Symposia
Anger
Katharine Romero, M.A. (she/her/hers)
Doctoral research fellow
St. John’s University
Queens, New York
Anger appears in the DSM5 often as a symptom across various mood and personality disorders. However, DSM lacks diagnostic categories for anger disorders that are equivalent to those of other affective disturbances. As a result, clinicians usually treat all angry clients the same. DiGiuseppe and Tafrate's (2007) proposed 13 subtypes. This study attempted to verify these subtypes and identify differences within subgroups of dysfunctional anger. We hoped this anger subtype refinement would lead to differential treatments for each subtype.

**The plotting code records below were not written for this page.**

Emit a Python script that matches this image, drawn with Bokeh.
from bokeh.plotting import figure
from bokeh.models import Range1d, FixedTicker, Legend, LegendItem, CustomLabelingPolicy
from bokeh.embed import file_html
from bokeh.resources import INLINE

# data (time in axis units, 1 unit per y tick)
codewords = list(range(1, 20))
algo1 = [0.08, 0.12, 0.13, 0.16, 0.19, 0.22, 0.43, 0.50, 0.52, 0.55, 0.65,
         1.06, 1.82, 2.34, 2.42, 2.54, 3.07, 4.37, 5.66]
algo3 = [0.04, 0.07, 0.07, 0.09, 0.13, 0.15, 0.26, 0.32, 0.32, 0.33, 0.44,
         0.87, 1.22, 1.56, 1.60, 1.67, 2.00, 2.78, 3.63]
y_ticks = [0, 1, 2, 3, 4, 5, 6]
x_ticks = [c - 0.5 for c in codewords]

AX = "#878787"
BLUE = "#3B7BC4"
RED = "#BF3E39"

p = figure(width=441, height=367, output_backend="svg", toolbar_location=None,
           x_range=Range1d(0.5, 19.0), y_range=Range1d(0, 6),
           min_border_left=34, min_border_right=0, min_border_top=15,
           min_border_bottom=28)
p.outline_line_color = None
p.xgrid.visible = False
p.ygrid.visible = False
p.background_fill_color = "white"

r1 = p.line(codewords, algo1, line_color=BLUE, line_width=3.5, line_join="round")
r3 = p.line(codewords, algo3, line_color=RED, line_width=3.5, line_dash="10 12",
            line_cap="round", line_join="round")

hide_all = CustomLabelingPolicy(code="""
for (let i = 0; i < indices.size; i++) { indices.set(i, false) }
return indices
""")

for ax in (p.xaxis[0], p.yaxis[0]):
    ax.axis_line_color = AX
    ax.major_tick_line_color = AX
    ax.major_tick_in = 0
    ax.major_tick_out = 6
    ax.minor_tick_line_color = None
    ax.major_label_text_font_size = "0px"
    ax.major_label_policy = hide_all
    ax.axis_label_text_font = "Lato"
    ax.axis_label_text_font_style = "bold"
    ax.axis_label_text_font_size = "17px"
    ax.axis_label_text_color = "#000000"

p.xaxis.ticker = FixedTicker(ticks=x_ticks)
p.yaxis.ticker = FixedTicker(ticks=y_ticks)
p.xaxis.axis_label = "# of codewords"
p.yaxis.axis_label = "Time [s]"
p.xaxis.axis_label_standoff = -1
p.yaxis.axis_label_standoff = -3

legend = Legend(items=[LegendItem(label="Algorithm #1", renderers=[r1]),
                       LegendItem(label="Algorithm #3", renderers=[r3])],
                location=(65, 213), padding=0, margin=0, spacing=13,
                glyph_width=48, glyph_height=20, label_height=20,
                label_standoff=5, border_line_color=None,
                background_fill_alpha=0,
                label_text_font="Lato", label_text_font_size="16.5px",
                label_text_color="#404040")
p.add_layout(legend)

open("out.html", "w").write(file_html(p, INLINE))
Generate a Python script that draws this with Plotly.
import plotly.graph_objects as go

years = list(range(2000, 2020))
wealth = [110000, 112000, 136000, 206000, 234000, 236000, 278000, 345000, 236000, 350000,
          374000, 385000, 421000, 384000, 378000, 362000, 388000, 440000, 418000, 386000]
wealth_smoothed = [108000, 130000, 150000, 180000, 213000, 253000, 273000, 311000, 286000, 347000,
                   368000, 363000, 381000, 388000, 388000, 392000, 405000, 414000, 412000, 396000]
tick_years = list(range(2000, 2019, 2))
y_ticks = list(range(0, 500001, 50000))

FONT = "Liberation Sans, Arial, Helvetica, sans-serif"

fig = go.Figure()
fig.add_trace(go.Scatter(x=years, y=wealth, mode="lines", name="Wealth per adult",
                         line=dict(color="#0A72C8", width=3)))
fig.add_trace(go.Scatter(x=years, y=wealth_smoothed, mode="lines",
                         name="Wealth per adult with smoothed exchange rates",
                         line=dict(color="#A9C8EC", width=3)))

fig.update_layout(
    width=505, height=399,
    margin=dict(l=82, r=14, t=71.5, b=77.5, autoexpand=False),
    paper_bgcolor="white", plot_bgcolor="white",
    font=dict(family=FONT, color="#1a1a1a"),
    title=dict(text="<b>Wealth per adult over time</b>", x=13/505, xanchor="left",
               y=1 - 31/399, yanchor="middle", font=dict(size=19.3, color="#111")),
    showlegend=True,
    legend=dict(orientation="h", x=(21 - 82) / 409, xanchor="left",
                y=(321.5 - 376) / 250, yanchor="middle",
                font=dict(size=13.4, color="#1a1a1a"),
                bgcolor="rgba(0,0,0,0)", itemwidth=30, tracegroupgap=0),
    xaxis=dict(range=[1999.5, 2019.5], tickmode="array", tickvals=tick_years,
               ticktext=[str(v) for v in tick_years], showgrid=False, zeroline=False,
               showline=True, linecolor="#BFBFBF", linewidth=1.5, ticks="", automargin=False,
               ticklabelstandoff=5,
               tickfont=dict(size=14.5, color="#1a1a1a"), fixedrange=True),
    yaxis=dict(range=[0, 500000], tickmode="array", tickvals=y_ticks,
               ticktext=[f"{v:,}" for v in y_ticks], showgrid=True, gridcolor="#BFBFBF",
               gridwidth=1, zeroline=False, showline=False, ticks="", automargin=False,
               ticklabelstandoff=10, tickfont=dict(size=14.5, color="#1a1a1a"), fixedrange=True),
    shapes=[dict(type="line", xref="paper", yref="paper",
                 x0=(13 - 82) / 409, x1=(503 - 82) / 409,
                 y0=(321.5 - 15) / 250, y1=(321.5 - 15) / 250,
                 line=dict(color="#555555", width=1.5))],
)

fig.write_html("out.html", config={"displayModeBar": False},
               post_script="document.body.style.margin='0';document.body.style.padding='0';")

We collected a large sample of adults who completed the Anger Disorders Scale (ADS: DiGiuseppe & Tafrate, 2004). The ADS consists of 74 items divided into five dimensions: (1) Provocations, (2) Arousal, (3) Cognitions, (4) Motives, and (5) Behaviors and 18 subscales. One thousand seventy-four participants met our criteria for dysfunctional anger scores. These included subjects from the ADS normative sample (n = 463, 39.4%); general psychotherapy outpatients (n = 294, 25%); psychotherapy outpatients seeking help for anger problems (n = 149, 12.7%); court-mandated anger management patients (n = 25, 2.1%); inmates from the Connecticut State Department of Correction (n = 108, 9.2%); and angry drivers (n = 117, 10%); and incarcerated sex offenders (n = 18, 1.5%). This study includes the most scales used and most subjects used in any attempt to determine anger subtypes.
We used latent profile analysis (LPA) to identify anger subtypes of participants scoring in the clinically significant range on any higher-order factors (Anger-In, Expression/Reactivity, and Vengeance). Eighteen subscales of the ADS served as continuous variables and were entered as indicators of class membership.
The Fit indices supported eight profiles that fit into four higher-order subtypes of dysfunctional anger participants. These subtypes included: persistent - mild anger pathology, an expressive (but mild aggression), a subjective (mildly affective anger), a high anger primarily expressive type, a verbally-coercive group, a passive-aggressive type, an extreme anger type, situational anger only, an expressive (anger out), a subjective (anger in), and a combined anger out and anger in type,
We provide clinical descriptions for each subtype and recommendations for treatment that will address each subtype.